Data and AI are not the future of fraud risk management. They are the present, and most institutions are still catching up.
Here is what modern AI-powered fraud and risk systems can do that legacy controls simply cannot, and how they must be deployed with intent, not just installed with hope.
1. Behavioral Anomaly Detection: Move Beyond Rules, Into Patterns
Rule engines are reactive. They catch what you already know to look for. AI learns what normal looks like across every user, account, branch, and transaction relationship, and raises an alert the moment something diverges, even if no rule has been broken. An employee processing large-value instructions at unusual hours. A branch where reconciliation exceptions are always cleared by the same two people. A cluster of approvals that moves just below every threshold. These signals are invisible to policy manuals. They are loud to a well-trained model.
The imperative: deploy behavioral AI not as a monitoring tool sitting in a back office, but as a live risk layer embedded into every approval workflow.
2. Graph Intelligence to Surface Collusion: See the Network, Not Just the Transaction
Collusion is, at its core, a network problem. And networks have signatures. Graph-based AI can map every relationship between employees, accounts, beneficiaries, approvers, and external entities, and detect when those relationships form patterns associated with coordinated fraud: shared access clusters, unusual co-authorization chains, money flows that loop back through the same nodes. What a human auditor sampling 5% of transactions cannot see, a graph neural network analyzing 100% of the transaction universe sees in real time.
The imperative: invest in graph-based analytics infrastructure and connect it to your identity, access, and payments data. Fraud hides in relationships. So must your detection capability.
3. Continuous Surveillance: End the Audit Window, Permanently
The gap between audits is where fraud lives. Monthly, quarterly, and annual reviews are retrospective by design, and fraudsters with institutional knowledge know exactly how to operate within that window. AI enables continuous, always-on monitoring of every transaction, every access log, every exception, every override, with risk scores updated in real time and anomalies escalated immediately.
The imperative: retire the mindset that surveillance is something you do periodically.

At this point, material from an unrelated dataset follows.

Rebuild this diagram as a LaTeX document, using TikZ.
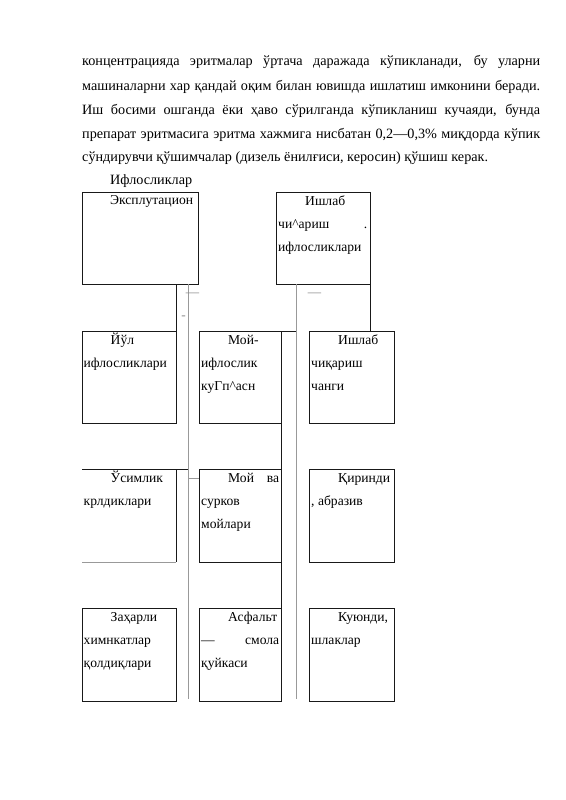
\documentclass[tikz,border=0pt]{standalone}
\usepackage{fontspec}
\setmainfont{Liberation Serif}
\usetikzlibrary{calc}
\begin{document}
\begin{tikzpicture}[x=1pt,y=-1pt,
  frame/.style={draw=black!90, line width=0.8pt, inner sep=0pt, outer sep=0pt, anchor=north west},
  openframe/.style={inner sep=0pt, outer sep=0pt, anchor=north west},
  dark/.style={draw=black!90, line width=0.8pt},
  lightline/.style={draw=black!40, line width=0.8pt},
  txt/.style={anchor=base west, inner sep=0pt, font=\fontsize{13.6}{23}\selectfont},
  paratxt/.style={anchor=base west, inner sep=0pt, font=\fontsize{14.2}{24}\selectfont},
  dashmark/.style={anchor=base, inner sep=0pt, text=black!45, font=\fontsize{13.3}{23}\selectfont}]
\useasboundingbox (0,0) rectangle (565,800);
\fill[white] (0,0) rectangle (565,800);

% paragraph
\node[paratxt] (p1) at (82,66) {\hbox to 458pt{концентрацияда эритмалар ўртача даражада кўпикланади, бу уларни}};
\node[paratxt] (p2) at (82,90) {\hbox to 458pt{машиналарни хар қандай оқим билан ювишда ишлатиш имконини беради.}};
\node[paratxt] (p3) at (82,114) {\hbox to 458pt{Иш босими ошганда ёки ҳаво сўрилганда кўпикланиш кучаяди, бунда}};
\node[paratxt] (p4) at (82,138) {\hbox to 458pt{препарат эритмасига эритма хажмига нисбатан 0,2—0,3\% миқдорда кўпик}};
\node[paratxt] (p5) at (82,161) {сўндирувчи қўшимчалар (дизель ёнилғиси, керосин) қўшиш керак.};
\node[paratxt] (p6) at (110,184) {Ифлосликлар};

% top boxes
\node[frame, minimum width=116pt, minimum height=92pt] (b1) at (82,192) {};
\node[frame, minimum width=94pt, minimum height=92pt] (b2) at (276,192) {};
% row 2
\node[frame, minimum width=94pt, minimum height=92pt] (r2a) at (82,331) {};
\node[frame, minimum width=82pt, minimum height=92pt] (r2b) at (199,331) {};
\node[frame, minimum width=85pt, minimum height=92pt] (r2c) at (309,331) {};
% row 3
\node[openframe, minimum width=94pt, minimum height=93pt] (r3a) at (82,469) {};
\node[frame, minimum width=82pt, minimum height=93pt] (r3b) at (199,469) {};
\node[frame, minimum width=85pt, minimum height=93pt] (r3c) at (309,469) {};
% row 4
\node[frame, minimum width=94pt, minimum height=93pt] (r4a) at (82,608) {};
\node[frame, minimum width=82pt, minimum height=93pt] (r4b) at (199,608) {};
\node[frame, minimum width=85pt, minimum height=93pt] (r4c) at (309,608) {};

% named connector ends
\coordinate (g1a) at (188,284);
\coordinate (g1b) at (188,699);
\coordinate (g1m) at (188,478);
\coordinate (g2a) at (296,284);
\coordinate (g2b) at (296,699);
\coordinate (c1) at (176,284);

% row 3 left box edges (no left edge)
\draw[dark] (r3a.north west) -- (r3a.north west -| g1a);
\draw[dark] (r3a.north east) -- (r3a.south east);
\draw[lightline] (r3a.south west) -- (r3a.south east);

% connectors
\draw[dark] (c1) -- (r2a.north east);
\draw[lightline] (g1a) -- (g1b);
\draw[lightline] (g2a) -- (g2b);
\draw[dark] (b2.south east) -- (b2.south east |- r2c.north);
\draw[dark] (r2b.north east) -- (r2b.north east -| g2a);
\draw[dark] (r2b.south east) -- (r3b.north east);
\draw[dark] (r3b.south east) -- (r4b.north east);
\draw[lightline] (g1m) -- (g1m -| r3b.west);

% small dash marks
\node[dashmark] (d1) at (192.5,296) {—};
\node[dashmark] (d2) at (183.5,319) {-};
\node[dashmark] (d3) at (314.5,296) {—};

% box texts
\node[txt] (tb1) at ($(b1.north west)+(2,12)$) {\vtop{\hbox{\hskip26pt Эксплутацион}}};
\node[txt] (tb2) at ($(b2.north west)+(2,13)$) {\vtop{\hbox{\hskip27pt Ишлаб}\hbox to 89pt{чи\textasciicircum ариш\hfill.}\hbox{ифлосликлари}}};

\node[txt] (t2a) at ($(r2a.north west)+(1.5,13)$) {\vtop{\hbox{\hskip27pt Йўл}\hbox{ифлосликлари}}};
\node[txt] (t2b) at ($(r2b.north west)+(2,13)$) {\vtop{\hbox{\hskip27pt Мой-}\hbox{ифлослик}\hbox{куГп\textasciicircum асн}}};
\node[txt] (t2c) at ($(r2c.north west)+(2,13)$) {\vtop{\hbox{\hskip27pt Ишлаб}\hbox{чиқариш}\hbox{чанги}}};

\node[txt] (t3a) at ($(r3a.north west)+(1.5,13)$) {\vtop{\hbox{\hskip27pt Ўсимлик}\hbox{крлдиклари}}};
\node[txt] (t3b) at ($(r3b.north west)+(2,13)$) {\vtop{\hbox to 78pt{\hskip27pt Мой\hfill ва}\hbox{сурков}\hbox{мойлари}}};
\node[txt] (t3c) at ($(r3c.north west)+(2,13)$) {\vtop{\hbox{\hskip27pt Қиринди}\hbox{, абразив}}};

\node[txt] (t4a) at ($(r4a.north west)+(1.5,13)$) {\vtop{\hbox{\hskip27pt Заҳарли}\hbox{химнкатлар}\hbox{қолдиқлари}}};
\node[txt] (t4b) at ($(r4b.north west)+(2,13)$) {\vtop{\hbox{\hskip27pt Асфальт}\hbox to 78pt{—\hfill смола}\hbox{қуйкаси}}};
\node[txt] (t4c) at ($(r4c.north west)+(2,13)$) {\vtop{\hbox{\hskip27pt Куюнди,}\hbox{шлаклар}}};
\end{tikzpicture}
\end{document}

Build infrastructure where the system watches always, so your people can investigate always.
4. Unsupervised Learning for Fraud You Haven’t Seen Before
The fraud method in this case, forged physical cheques, was acknowledged by the institution’s own leadership as the oldest fraud in banking. Yet it went undetected for a prolonged period. Supervised models only catch what they have been trained on. Unsupervised models surface statistical outliers regardless of fraud typology, because they don’t need to know what the fraud is, only that something is statistically out of place.

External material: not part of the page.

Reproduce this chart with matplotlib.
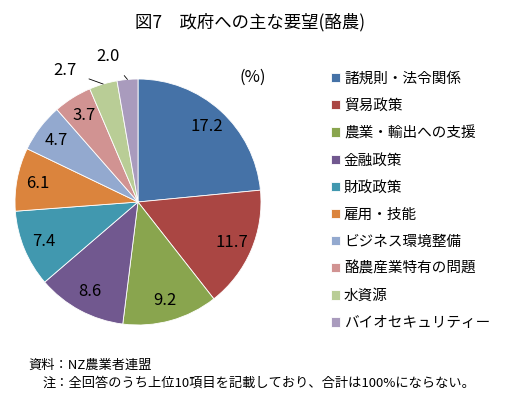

The imperative: complement your supervised fraud models with unsupervised anomaly detection running in parallel. Unknown fraud patterns are only unknown until someone looks at the right signal.
Tech Is Just The Beginning
Technology alone is never enough. And this is the part of the conversation the industry consistently avoids.
Deploying AI in fraud risk is not like installing software. It demands a profound shift in how your people think, what they know, and how they engage with data every single day.
Risk and Compliance Teams Must Become Data-Literate, Not Optionally, But Urgently
The era of the fraud investigator who works purely from instinct, experience, and sampled transaction reports is ending. Today’s risk professional must be able to read a model output, interrogate an anomaly score, understand why an alert was raised, and make a judgment call that combines human context with machine signal. This is not a data science skill. It is a risk professional skill, and it needs to be built deliberately through structured learning, cross-functional exposure, and hands-on engagement with the tools.
Learn SQL. Understand what a confusion matrix tells you about your fraud model. Know the difference between a false positive rate and a precision score, and why both matter in your context. These are not optional anymore.
Data Scientists and AI Engineers Must Learn the Domain, Deeply
A model built without genuine understanding of how banking operations work, how fraud typologies evolve, how internal controls are structured, and where the human vulnerabilities lie, will produce alerts that operations teams ignore within six months. The technical and domain communities must work in far closer proximity than most organizations currently allow. Embed your AI team in risk. Embed your risk team in AI development. Shadow each other. Build together. The boundary between these disciplines is where the best fraud detection capability is forged, and where most institutions are currently failing.
Leaders Must Create the Conditions for AI to Actually Work
AI systems will surface uncomfortable things about trusted people, long-standing processes, and high-performing branches or teams. The instinct to explain away an alert about a senior or well-regarded employee is powerful and deeply human. Leadership must actively and visibly build a culture where every alert is treated with the same rigor regardless of who it involves, where the model’s signal is never suppressed for political convenience, and where acting on AI-generated intelligence is rewarded, not quietly discouraged. Without this, even the most sophisticated fraud AI becomes very expensive decoration.
Skilling Up Is Not a One-Time Training Event. It Is a Continuous Operating Discipline.
Fraud evolves. Models drift. New typologies emerge. The institutions that win this fight are the ones that invest in continuous learning: regular model retraining, adversarial red-teaming, ongoing upskilling of risk analysts, and a culture of intellectual curiosity about what the data is trying to say. Attend the courses. Get the certifications. Run internal war-games where your risk team tries to defeat your own fraud models. Build learning loops, not just systems. Treat your people’s AI fluency as a risk asset that requires the same maintenance and investment as the technology itself.
Lastly..
The best AI has to offer is not efficiency. It is the ability to see what human systems are designed, or incentivized, to miss.
But it only delivers that capability when the humans working alongside it are skilled enough, empowered enough, and genuinely curious enough to act on what it reveals.
The real questions every institution should be asking today are not whether they have an AI fraud solution. The real questions are: Do our risk teams know how to work with it? Do our data teams understand the fraud domain well enough to build it right? And do we have a culture courageous enough to act on what it finds, even when that is uncomfortable?
If the answer to any of these is uncertain, that is the gap to close, before the next case, not after.
The tools exist.
The data exists.
The science exists.
What the moment demands is people skilled enough to wield these tools with precision, leaders bold enough to act on their output, and institutions brave enough to let the data speak, even when it says something no one wants to hear.
Insider fraud is not a new problem.
Our capacity to detect and prevent it has never been greater. The only question is whether we build the human capability to match it.